HER HONOUR:   That does not necessarily follow and it does not deal with the issue today.  Now, would you please address yourself to the question whether there is an error or law in the judgment of Mr Justice Santow and in the judgment of the Court of Appeal.

MR SOURIAN:   Your Honour, again, this Court, if I may say without disrespecting this Court, has focussed on an issue which really sidesteps the main issue of ‑ ‑ ‑

HER HONOUR:   I can see why you say that, but you must understand my powers.  All you have before this Court is an application for special leave from the judgment of the Court of Appeal and the only order it made was in respect of the judgment of Mr Justice Santow.  Now, I can only grant you a stay of proceedings if it appears that you have an arguable case that the Court of Appeal was wrong in relation to the judgment of Mr Justice Santow.  Now, if you cannot show me that, I have no power to help you.

MR SOURIAN:   Your Honour, it really defies then the issue relating to the conduct of Justice Windeyer at the hearing.  It says to the court that ‑ ‑ ‑

HER HONOUR:   That may be, but that was not appealed.

MR SOURIAN:   But that would not be justice, your Honour, with respect.

HER HONOUR:   I am not here to do justice in the abstract; I am here to do justice according to the law and that very much means I can only operate within the limit of my powers and they are:  I can grant you a stay only if you can convince me that arguably you would be granted special leave and you would only be granted special leave if you could point to an error of law of the kind that would attract the grant of special leave.

MR SOURIAN:   Your Honour, again you are asking - your Honour, if I may direct you to the affidavit I filed today in Court and if I may also ask you to look at annexure D of that.

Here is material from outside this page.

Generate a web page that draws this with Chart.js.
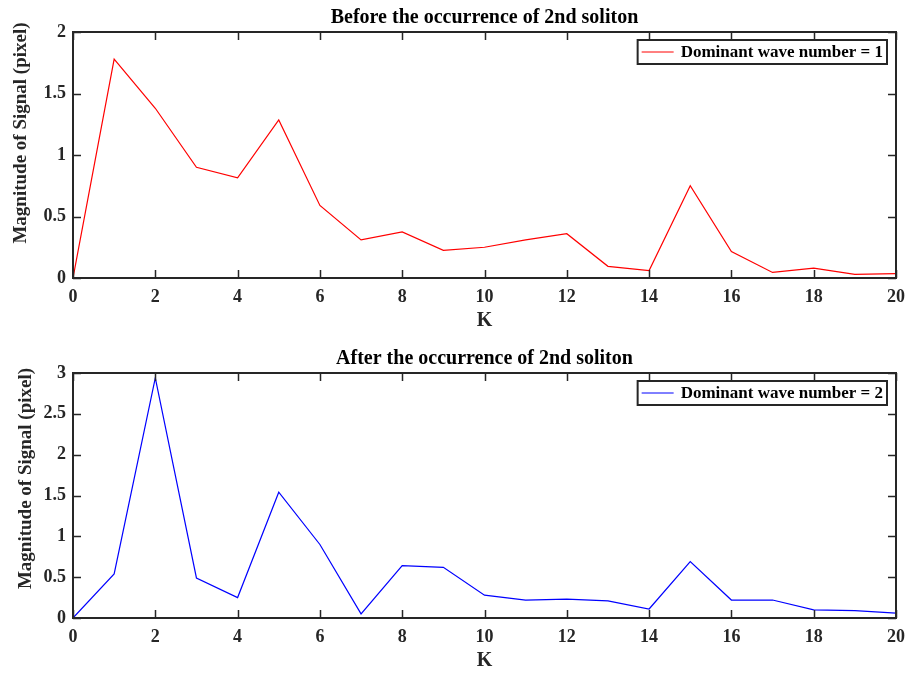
<!DOCTYPE html>
<html>
<head>
<meta charset="utf-8">
<script src="https://cdn.jsdelivr.net/npm/chart.js@4.4.1/dist/chart.umd.min.js"></script>
<style>
  html, body { margin: 0; padding: 0; background: #fff; overflow: hidden; }
  .panel { position: absolute; left: 0; width: 909px; }
  #top { top: 0; height: 336px; }
  #bottom { top: 336px; height: 345px; }
</style>
</head>
<body>
<div class="panel" id="top"><canvas id="before" width="909" height="336"></canvas></div>
<div class="panel" id="bottom"><canvas id="after" width="909" height="345"></canvas></div>
<script>
// K = 0..20
const kValues = [0, 1, 2, 3, 4, 5, 6, 7, 8, 9, 10, 11, 12, 13, 14, 15, 16, 17, 18, 19, 20];
const beforeMagnitude = [0, 1.78, 1.38, 0.90, 0.815, 1.285, 0.59, 0.31, 0.375, 0.225, 0.25,
  0.31, 0.36, 0.095, 0.06, 0.75, 0.215, 0.045, 0.08, 0.03, 0.035];
const afterMagnitude = [0, 0.54, 2.94, 0.49, 0.25, 1.54, 0.90, 0.05, 0.64, 0.62, 0.28,
  0.22, 0.23, 0.21, 0.11, 0.69, 0.22, 0.22, 0.10, 0.09, 0.06];

const kTicks = [0, 2, 4, 6, 8, 10, 12, 14, 16, 18, 20];
const beforeTicks = [0, 0.5, 1, 1.5, 2];
const afterTicks = [0, 0.5, 1, 1.5, 2, 2.5, 3];

const serif = '"Liberation Serif", "Times New Roman", serif';
const axisColor = '#262626';

// MATLAB-like box: frame, inward ticks on all sides, centred title,
// rotated y label and a framed legend in the upper right corner
const matlabBox = {
  id: 'matlabBox',
  afterDraw(chart, args, opts) {
    const { ctx, chartArea: a, scales: { x, y } } = chart;
    ctx.save();
    ctx.strokeStyle = axisColor;
    ctx.lineWidth = 1.5;
    ctx.beginPath();
    x.ticks.forEach(t => {
      const px = Math.round(x.getPixelForValue(t.value)) + 0.5;
      ctx.moveTo(px, a.bottom); ctx.lineTo(px, a.bottom - 8);
      ctx.moveTo(px, a.top); ctx.lineTo(px, a.top + 8);
    });
    y.ticks.forEach(t => {
      const py = Math.round(y.getPixelForValue(t.value)) + 0.5;
      ctx.moveTo(a.left, py); ctx.lineTo(a.left + 8, py);
      ctx.moveTo(a.right, py); ctx.lineTo(a.right - 8, py);
    });
    ctx.stroke();
    ctx.lineWidth = 2;
    ctx.strokeRect(a.left, a.top, a.right - a.left, a.bottom - a.top);

    ctx.fillStyle = '#000';
    ctx.textAlign = 'center';
    ctx.textBaseline = 'alphabetic';
    ctx.font = 'bold 20px ' + serif;
    ctx.fillText(opts.title, (a.left + a.right) / 2, a.top - 9);

    ctx.save();
    ctx.translate(opts.ylabelX, (a.top + a.bottom) / 2 - opts.ylabelShift);
    ctx.rotate(-Math.PI / 2);
    ctx.textBaseline = 'middle';
    ctx.font = 'bold 19px ' + serif;
    ctx.fillStyle = axisColor;
    ctx.fillText(opts.ylabel, 0, 0);
    ctx.restore();

    // legend
    const ds = chart.data.datasets[0];
    ctx.font = 'bold 17px ' + serif;
    const tw = ctx.measureText(ds.label).width;
    const bw = tw + 47, bh = 24;
    const bx = a.right - 9 - bw, by = a.top + 8;
    ctx.fillStyle = '#fff';
    ctx.fillRect(bx, by, bw, bh);
    ctx.lineWidth = 2;
    ctx.strokeStyle = axisColor;
    ctx.strokeRect(bx, by, bw, bh);
    ctx.strokeStyle = ds.borderColor;
    ctx.lineWidth = 1;
    ctx.beginPath();
    ctx.moveTo(bx + 4, by + bh / 2);
    ctx.lineTo(bx + 36, by + bh / 2);
    ctx.stroke();
    ctx.fillStyle = '#000';
    ctx.textAlign = 'left';
    ctx.textBaseline = 'middle';
    ctx.fillText(ds.label, bx + 43, by + bh / 2 + 1);
    ctx.restore();
  }
};

function makeChart(id, values, color, label, yTicks, title, topPad, axisH, kPad, ylabelX, ylabelShift) {
  const ctx = document.getElementById(id).getContext('2d');
  return new Chart(ctx, {
    type: 'line',
    data: {
      datasets: [{
        label: label,
        data: kValues.map((k, i) => ({ x: k, y: values[i] })),
        borderColor: color,
        borderWidth: 1.2,
        pointRadius: 0,
        tension: 0,
        fill: false
      }]
    },
    options: {
      responsive: false,
      animation: false,
      layout: { padding: { top: topPad, right: 13, left: 0, bottom: 0 } },
      scales: {
        x: {
          type: 'linear',
          min: kTicks[0],
          max: kTicks[kTicks.length - 1],
          afterBuildTicks: s => { s.ticks = kTicks.map(v => ({ value: v })); },
          afterFit: s => { s.height = axisH; s.paddingLeft = 0; s.paddingRight = 0; },
          grid: { display: false, drawTicks: false },
          border: { display: false },
          ticks: { color: axisColor, padding: 9, maxRotation: 0, callback: v => String(v),
            font: { family: serif, size: 18, weight: 'bold' } },
          title: { display: true, text: 'K', color: axisColor, padding: { top: 0, bottom: kPad },
            font: { family: serif, size: 20, weight: 'bold' } }
        },
        y: {
          min: yTicks[0],
          max: yTicks[yTicks.length - 1],
          afterBuildTicks: s => { s.ticks = yTicks.map(v => ({ value: v })); },
          afterFit: s => { s.width = 73; },
          grid: { display: false, drawTicks: false },
          border: { display: false },
          ticks: { color: axisColor, padding: 7, callback: v => String(v),
            font: { family: serif, size: 18, weight: 'bold' } }
        }
      },
      plugins: {
        legend: { display: false },
        tooltip: { enabled: false },
        matlabBox: { title: title, ylabel: 'Magnitude of Signal (pixel)', ylabelX: ylabelX, ylabelShift: ylabelShift }
      }
    },
    plugins: [matlabBox]
  });
}

makeChart('before', beforeMagnitude, '#ff0000', 'Dominant wave number = 1', beforeTicks,
  'Before the occurrence of 2nd soliton', 32, 58, 3, 21, 22);
makeChart('after', afterMagnitude, '#0000ff', 'Dominant wave number = 2', afterTicks,
  'After the occurrence of 2nd soliton', 37, 63, 8, 26, 17);
</script>
</body>
</html>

MR WHITE:   To which I object.

HER HONOUR:   There is an objection taken to that.

MR SOURIAN:   Your Honour, I press that point, if your Honour would listen to the issue.  It is an appeal from Justice Handley’s decision, your Honour, that the summons was issued, that Justice Handley erred in not accepting that document into evidence for consideration.

HER HONOUR:   For consideration on what, on whether there was an error of law ‑ ‑ ‑

MR SOURIAN:   Or should the stay be granted under the circumstances ‑ ‑ ‑

HER HONOUR:   Is that document marked “Without Prejudice”?

MR WHITE:   Yes, your Honour.

HER HONOUR:   The document is marked “Without Prejudice”.  That is the end of the matter.

MR SOURIAN:   But, your Honour, if I may again highlight the relevance of that document.  The document marked “Without Prejudice”, that may be the case, but if the allegation and the evidence points to that there has been a fraud committed, the “Without Prejudice” document itself then has to be the ‑ ‑ ‑

HER HONOUR:   You just cannot make allegations of fraud in the air.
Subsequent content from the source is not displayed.